I'm looking at purchasing a new Felt Ar series bike for the new year. I use Hed wheels that utilize the wider rim design. Does anyone here use that combination? I'm asking to see if there are any fit issues with the rims. Cervelo has some issues in the rear with being too narrow. Feel free to PM me since this is my first post on this board!


----------



## bareitherd (Feb 11, 2009)

I have an AR series bike and ride the new Zipp Firecrest 404's and 808's no problem


----------



## biobanker (Jun 11, 2009)

My Specialized SWorks SL2 is barely okay with my Stinger 90s. In the wet when debris sticks to the wheel (dirt, whatever), I'll hear it rub the chainstays when I'm digging deep.

I would definately confirm because it's really close on my bike.


----------



## bareitherd (Feb 11, 2009)

Yes that is correct my training partner rides a s-works Tarmac sl-2 and sl-3 and the firecrest wheels barely fit. There is a good quarter inch or more of clearance on each side of the wheel with th AR frame


----------



## tlclee (Jun 9, 2009)

I have an AR1 with Hed jet 6 c2 w/o any issue. You are good to go.

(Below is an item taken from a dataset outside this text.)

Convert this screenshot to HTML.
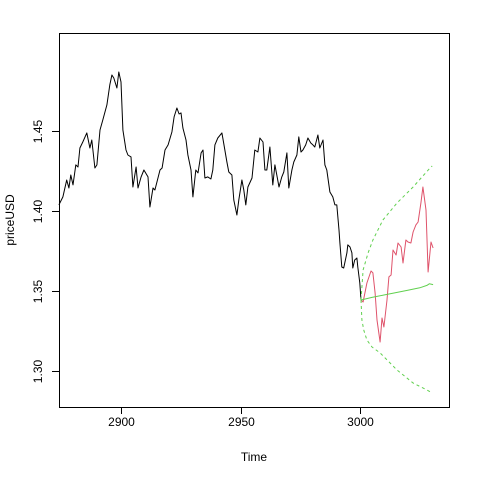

Bareitherd - how you like the zipp? I am thinking about getting a pair of 404 carbon clinchers.


----------



## bareitherd (Feb 11, 2009)

The zipp wheels are great to ride. The new wide rim designs make a huge difference in ride quality. The wheels feel super stable in cornering and inspire you to take corners even faster. I attendend the zipp aero seminar at interbike and the design of the new shape really seems to have an aero advantage but even if it didn't the fact that the wheels seem so hooked up in the corners will make you faster especially in criteriums where the is a lot of cornering. In my opinion the look and the quality of finish is second to none. I have ridden and own a lot of zipp wheels. I currently have 6 sets including the firecrest 404's, 808's and the aluminum 101. Never have had an issue with any of these wheels. I did crash hard in a criterium this year and put a hole through the front 404 wheel but despite that the wheel was still true when put on the trueing stand. Zipp replaced the wheel without issue under their no fault crash replacement program.


----------



## JimmyORCA (Mar 18, 2008)

How do you guys like your AR1? I am thinking about picking one up.


----------